An earlier work helps us position ourselves in the clear. Pumping Station (2008) led Dudek to twenty-four railway terminals across Europe. The journey itself created a map of human transits, and in each location, the artist installed a temporary public sculpture made of rubber bicycle tubes, entangled and pumped up to different shapes and pressures. While the appearance of the conduit changed with time and location, the relationship between the external and internal surfaces of the object remained the same, much like in the parcel-tape, walk-in cylinder in I Will Eat This Sleepy Town.
What connects Washington and Dudek is their interest in defining spaces and creating a set of geometrical parameters that describe our own position. Both know that what they create are only models, and seek out the limits at which the predictions are no longer reliable. This state of uncertainty yet again mirrors the physicist’s view of the universe, in which Heisenberg’s uncertainty principle limits the precision with which we can measure the present state and trajectory of any object.
This restriction notwithstanding, the artists are able to tell us about the boundaries and surfaces we encounter. Marcin Dudek’s video works like Fair Play (2008), in which a tennis ball is repeatedly bounced from surfaces soft and solid in the big top of Frieze Art Fair in Regent’s Park. The artist sends a probe to the limits of (temporary and fictional) space and awaits its return. Another video work, Axis (2010) is a virtual measurement of the lengths, widths and heights of a building, all performed with tape that has no scale. The data collected is unquantifiable, and we interpret it intuitively; the tunnel installation in I Will Eat This Sleepy Town brings us even closer to the illusory object Dudek is trying to describe, forcing us to touch and be led along its very shell.
Ben Washington’s sculptures like Advanced Military Layers, which reproduces in miniature a fragment of the Moon’s surface using NASA’s altimetry data, allow us to orbit around the planetary shell. Presented on a Formica-covered office table, an everyday surface of our own, this sculpture places the diametrically different order within our comprehension, rendering both illusory and unreliable. In The Division of a County (2009), a Mars mountainscape, moulded from paper, hangs only feet above our ground, balancing on a less-than stable ladder. Physical elements of this work have found their way into I Will Eat This Sleepy Town, and act as a distant reference point for the remaining works.

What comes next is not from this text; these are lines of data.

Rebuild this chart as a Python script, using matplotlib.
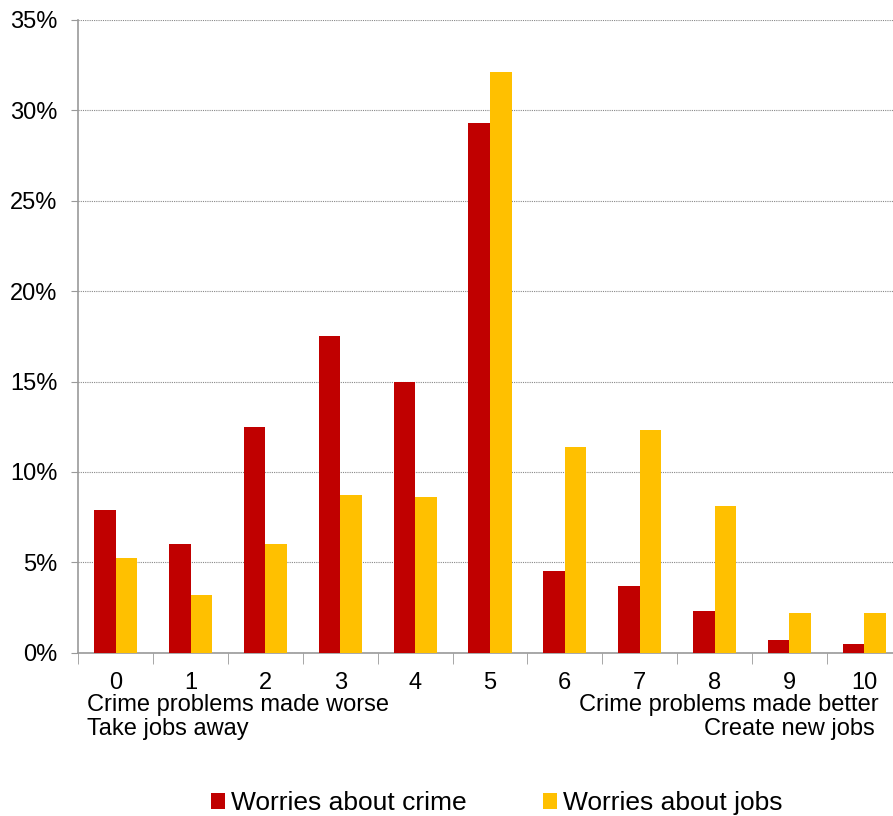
import numpy as np
import matplotlib
matplotlib.use("Agg")
import matplotlib.pyplot as plt
from matplotlib.ticker import FuncFormatter, FixedLocator

plt.rcParams["font.family"] = ["Liberation Sans", "DejaVu Sans"]

categories = ["0", "1", "2", "3", "4", "5", "6", "7", "8", "9", "10"]
crime = [7.9, 6.0, 12.5, 17.5, 15.0, 29.3, 4.5, 3.7, 2.3, 0.7, 0.5]
jobs = [5.25, 3.2, 6.0, 8.7, 8.6, 32.1, 11.4, 12.3, 8.1, 2.2, 2.2]
series_names = ["Worries about crime", "Worries about jobs"]
colors = ["#C00000", "#FFC000"]

fig = plt.figure(figsize=(8.93, 8.16), dpi=100)
# chart area runs a little past the right edge of the picture, as in the source
ax = fig.add_axes([0.0877, 0.2001, 0.922, 0.7754])

x = np.arange(len(categories))
w = 0.288
ax.bar(x - w / 2, crime, w, color=colors[0], label=series_names[0], zorder=3)
ax.bar(x + w / 2, jobs, w, color=colors[1], label=series_names[1], zorder=3)

ax.set_xlim(-0.5, len(categories) - 0.5)
ax.set_ylim(0, 35)
ax.set_yticks(np.arange(0, 36, 5))
ax.yaxis.set_major_formatter(FuncFormatter(lambda v, p: "%d%%" % v))
ax.set_xticks(x)
ax.set_xticklabels(categories)
ax.xaxis.set_minor_locator(FixedLocator(np.arange(-0.5, len(categories), 1.0)))
ax.tick_params(axis="x", which="major", length=0, pad=14, labelsize=17)
ax.tick_params(axis="x", which="minor", length=8, color="#999999", direction="out")
ax.tick_params(axis="y", length=5, color="#999999", labelsize=17, pad=10)

ax.grid(axis="y", color="#888888", linestyle=(0, (1, 1)), linewidth=0.8, zorder=0)
for side in ["top", "right"]:
    ax.spines[side].set_visible(False)
for side in ["left", "bottom"]:
    ax.spines[side].set_color("#999999")
    ax.spines[side].set_linewidth(1.2)

fig.text(0.097, 1 - 705 / 816, "Crime problems made worse", fontsize=17, va="center", ha="left")
fig.text(0.097, 1 - 729 / 816, "Take jobs away", fontsize=17, va="center", ha="left")
fig.text(879 / 893, 1 - 705 / 816, "Crime problems made better", fontsize=17, va="center", ha="right")
fig.text(875 / 893, 1 - 729 / 816, "Create new jobs", fontsize=17, va="center", ha="right")

fig.legend(loc="center", bbox_to_anchor=(0.556, 0.016), ncol=2, frameon=False,
           fontsize=19, handlelength=0.55, handleheight=0.55, handletextpad=0.2,
           columnspacing=2.9, borderpad=0)

fig.savefig("out.png", dpi=100)
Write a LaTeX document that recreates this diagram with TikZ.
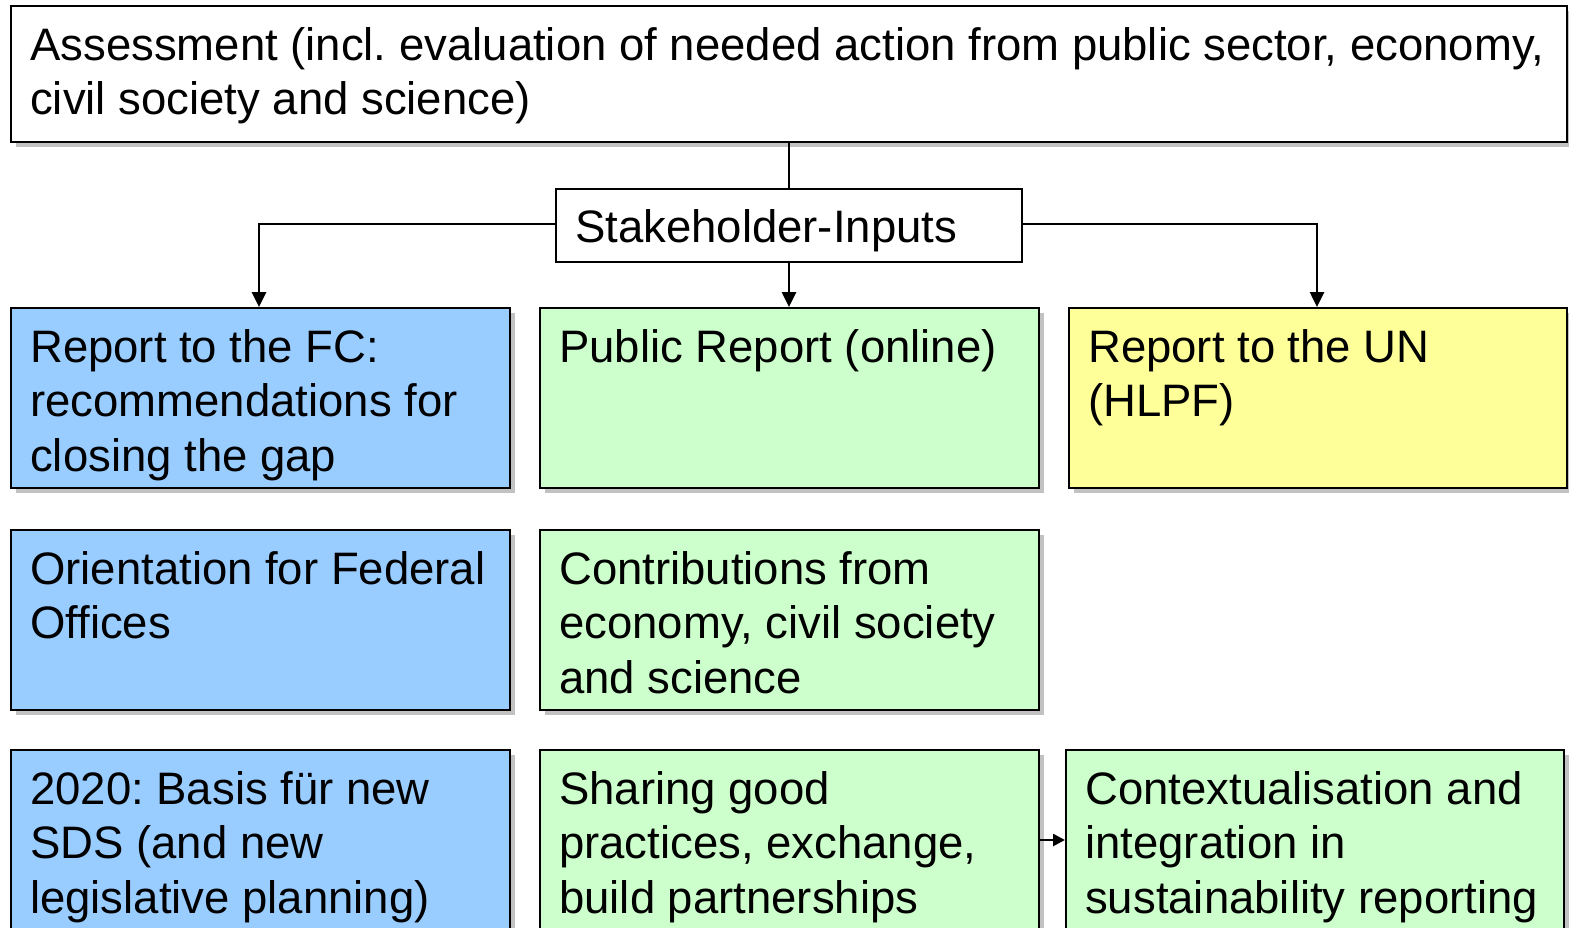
\documentclass[tikz,border=0pt]{standalone}
\usepackage{fontspec}
\setmainfont{Liberation Sans}
\usetikzlibrary{arrows.meta,shadows,positioning}
\definecolor{bluebox}{HTML}{99CCFF}
\definecolor{greenbox}{HTML}{CCFFCC}
\definecolor{yellowbox}{HTML}{FFFF99}
\tikzset{
  frame/.style={draw=black, line width=2.2pt, inner sep=0pt, anchor=north west,
    drop shadow={shadow xshift=5pt, shadow yshift=-5pt, opacity=0.4, fill=black!60}},
  plainframe/.style={draw=black, line width=2.2pt, inner sep=0pt, anchor=north west, fill=white},
  txt/.style={anchor=north west, inner sep=0pt, align=left, font=\fontsize{45.5}{54.5}\selectfont},
  conn/.style={line width=2.6pt, -{Triangle[length=15pt,width=14pt]}},
  smallconn/.style={line width=2.6pt, -{Triangle[length=12pt,width=12pt]}},
}
\newcommand{\fs}{\strut}
\begin{document}
\frenchspacing
\begin{tikzpicture}[x=1pt,y=-1pt]
\useasboundingbox (0,0) rectangle (1569,927);
\clip (0,0) rectangle (1569,927);
% boxes
\node[frame, fill=white, minimum width=1556pt, minimum height=136pt] (top) at (10,5) {};
\node[plainframe, minimum width=466pt, minimum height=73pt] (stake) at (555,188) {};
\node[frame, fill=bluebox, minimum width=499pt, minimum height=180pt] (fc) at (10,307) {};
\node[frame, fill=greenbox, minimum width=499pt, minimum height=180pt] (pub) at (539,307) {};
\node[frame, fill=yellowbox, minimum width=498pt, minimum height=180pt] (un) at (1068,307) {};
\node[frame, fill=bluebox, minimum width=499pt, minimum height=180pt] (ori) at (10,529) {};
\node[frame, fill=greenbox, minimum width=499pt, minimum height=180pt] (contr) at (539,529) {};
\node[frame, fill=bluebox, minimum width=499pt, minimum height=185pt] (sds) at (10,749) {};
\node[frame, fill=greenbox, minimum width=499pt, minimum height=185pt] (share) at (539,749) {};
\node[frame, fill=greenbox, minimum width=498pt, minimum height=185pt] (ctx) at (1065,749) {};
% texts
\node[txt] (topt) at ([shift={(20pt,-17pt)}]top.north west) {\fs Assessment (incl. evaluation of needed action from public sector, economy,\\civil society and science)};
\node[txt] (staket) at ([shift={(20pt,-16pt)}]stake.north west) {\fs Stakeholder-Inputs};
\node[txt] (fct) at ([shift={(20pt,-17pt)}]fc.north west) {\fs Report to the FC:\\recommendations for\\closing the gap};
\node[txt] (pubt) at ([shift={(20pt,-17pt)}]pub.north west) {\fs Public Report (online)};
\node[txt] (unt) at ([shift={(20pt,-17pt)}]un.north west) {\fs Report to the UN\\(HLPF)};
\node[txt] (orit) at ([shift={(20pt,-17pt)}]ori.north west) {\fs Orientation for Federal\\Offices};
\node[txt] (contrt) at ([shift={(20pt,-17pt)}]contr.north west) {\fs Contributions from\\economy, civil society\\and science};
\node[txt] (sdst) at ([shift={(20pt,-17pt)}]sds.north west) {\fs 2020: Basis für new\\SDS (and new\\legislative planning)};
\node[txt] (sharet) at ([shift={(20pt,-17pt)}]share.north west) {\fs Sharing good\\practices, exchange,\\build partnerships};
\node[txt] (ctxt) at ([shift={(20pt,-17pt)}]ctx.north west) {\fs Contextualisation and\\integration in\\sustainability reporting};
% connectors
\draw[line width=2.6pt] (top.south -| 789,0) -- (stake.north -| 789,0);
\draw[conn] (stake.south -| 789,0) -- (pub.north -| 789,0);
\draw[conn] (stake.west |- 0,224) -| (fc.north -| 259,0);
\draw[conn] (stake.east |- 0,224) -| (un.north -| 1317,0);
\draw[smallconn] (share.east |- 0,840) -- (ctx.west |- 0,840);
\end{tikzpicture}
\end{document}
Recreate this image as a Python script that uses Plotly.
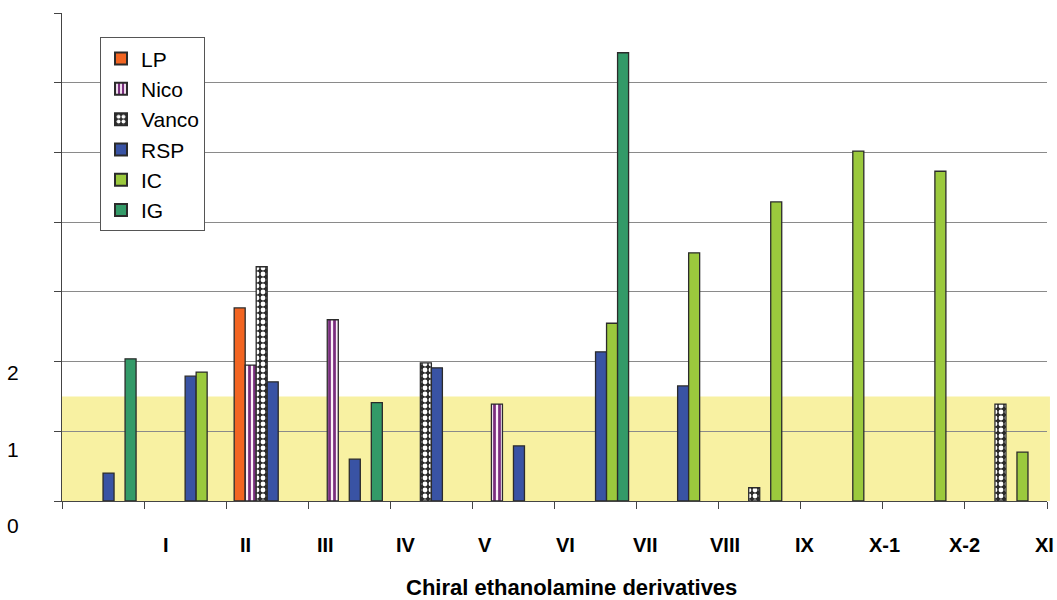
import plotly.graph_objects as go

categories = ["g1", "g2", "g3", "g4", "g5", "g6", "g7", "g8", "g9", "g10", "g11", "g12"]
tick_labels = ["I", "II", "III", "IV", "V", "VI", "VII", "VIII", "IX", "X-1", "X-2", "XI"]

LP    = [None, None, 2.77, None, None, None, None, None, None, None, None, None]
Nico  = [None, None, 1.95, 2.60, None, 1.39, None, None, None, None, None, None]
Vanco = [None, None, 3.36, None, 1.98, None, None, None, 0.19, None, None, 1.39]
RSP   = [0.40, 1.79, 1.71, 0.60, 1.91, 0.79, 2.14, 1.65, None, None, None, None]
IC    = [None, 1.85, None, None, None, None, 2.55, 3.56, 4.29, 5.02, 4.73, 0.70]
IG    = [2.04, None, None, 1.41, None, None, 6.43, None, None, None, None, None]

y_labels = ["0", "1", "2"]
y_max = 7
threshold = 1.5

FONT = "Liberation Sans, Arial, sans-serif"
OUT = dict(color="#2b2b2b", width=1.3)

fig = go.Figure()
fig.add_bar(name="LP", x=categories, y=LP, marker=dict(color="#F26522", line=OUT))
fig.add_bar(name="Nico", x=categories, y=Nico,
            marker=dict(color="#FBF0F9", line=OUT,
                        pattern=dict(shape="|", fgcolor="#7A2D7E", bgcolor="#FBF0F9",
                                     fgopacity=1, size=5, solidity=0.55, fillmode="overlay")))
fig.add_bar(name="Vanco", x=categories, y=Vanco,
            marker=dict(color="#2a2a2a", line=OUT,
                        pattern=dict(shape=".", fgcolor="white", bgcolor="#2a2a2a",
                                     fgopacity=1, size=6, solidity=0.5, fillmode="overlay")))
fig.add_bar(name="RSP", x=categories, y=RSP, marker=dict(color="#3953A4", line=OUT))
fig.add_bar(name="IC", x=categories, y=IC, marker=dict(color="#9BC93D", line=OUT))
fig.add_bar(name="IG", x=categories, y=IG, marker=dict(color="#339A68", line=OUT))

# threshold band
fig.add_shape(type="rect", xref="paper", yref="y", x0=0, x1=1.003, y0=0, y1=threshold,
              fillcolor="#F8F1A2", line=dict(width=0), layer="below")

# category labels (offset to the right as in the original)
for k, lab in enumerate(tick_labels):
    xpos = -0.5 + (104 + k * 79.73) / 82.0
    fig.add_annotation(x=xpos, y=-0.09, xref="x", yref="paper", text=f"<b>{lab}</b>",
                       showarrow=False, font=dict(family=FONT, size=20, color="black"),
                       xanchor="center", yanchor="middle")

# y labels (displaced below their gridlines, as in the original)
for i, lab in enumerate(y_labels):
    fig.add_annotation(x=-0.05, y=(-24 + 76 * i) / 488.0, xref="paper", yref="paper", text=lab,
                       showarrow=False, font=dict(family=FONT, size=21, color="black"),
                       xanchor="center", yanchor="middle")

fig.add_annotation(x=0.517, y=-0.178, xref="paper", yref="paper",
                   text="<b>Chiral ethanolamine derivatives</b>", showarrow=False,
                   font=dict(family=FONT, size=22, color="black"),
                   xanchor="center", yanchor="middle")

fig.update_layout(
    width=1057, height=600,
    margin=dict(l=62, r=10, t=13, b=99),
    paper_bgcolor="white", plot_bgcolor="white",
    barmode="group", bargap=0.195, bargroupgap=0,
    font=dict(family=FONT, color="black"),
    legend=dict(x=0.0386, y=0.95, xanchor="left", yanchor="top",
                bgcolor="white", bordercolor="#555555", borderwidth=1,
                font=dict(family=FONT, size=21), tracegroupgap=0,
                itemsizing="constant"),
    showlegend=True,
)
fig.update_xaxes(type="category", showticklabels=False, ticks="outside", ticklen=7,
                 tickson="boundaries", tickcolor="#444444", showline=True,
                 linecolor="#444444", linewidth=1, showgrid=False, zeroline=False,
                 range=[-0.5, 11.5])
fig.update_yaxes(range=[0, y_max], dtick=1, showticklabels=False, ticks="outside", ticklen=7,
                 tickcolor="#444444", showline=True, linecolor="#444444", linewidth=1,
                 showgrid=True, gridcolor="#8a8a8a", gridwidth=1, zeroline=False)

fig.write_html("out.html", config={"displayModeBar": False},
               post_script="document.body.style.margin='0';document.body.style.overflow='hidden';")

Washington’s early collage works demonstrate the artist’s desire to assume different points of view. The constructions appear to contain designs for space ships and launch pads, pylons and ladders, in a way reminiscent of the uncanny accuracy with which Leonardo’s cartoons contained blueprints for helicopters and bicycles. The artist demonstrated his commitment to exploring distance in Apollo 11, when he had a galactic map showing the way to Earth tattooed on his back. In his sculpture, Washington uses his elevated position to look from without, but enlarges and brings closer parts of the landscape, so that the distant and the immediate are ours to touch.
I Will Eat This Sleepy Town brings together the perspectives of looking from the inside and outside, and it may not be clear whether Washington’s and Dudek’s works are prototypes or replicas – the origins or the products of matter. The artists’ two perspectives, however, allow us to choose our own observation points, and to witness the redshift – proof that the universe we live in is expanding – for ourselves without having to arm our senses with apparatus, but through thought alone.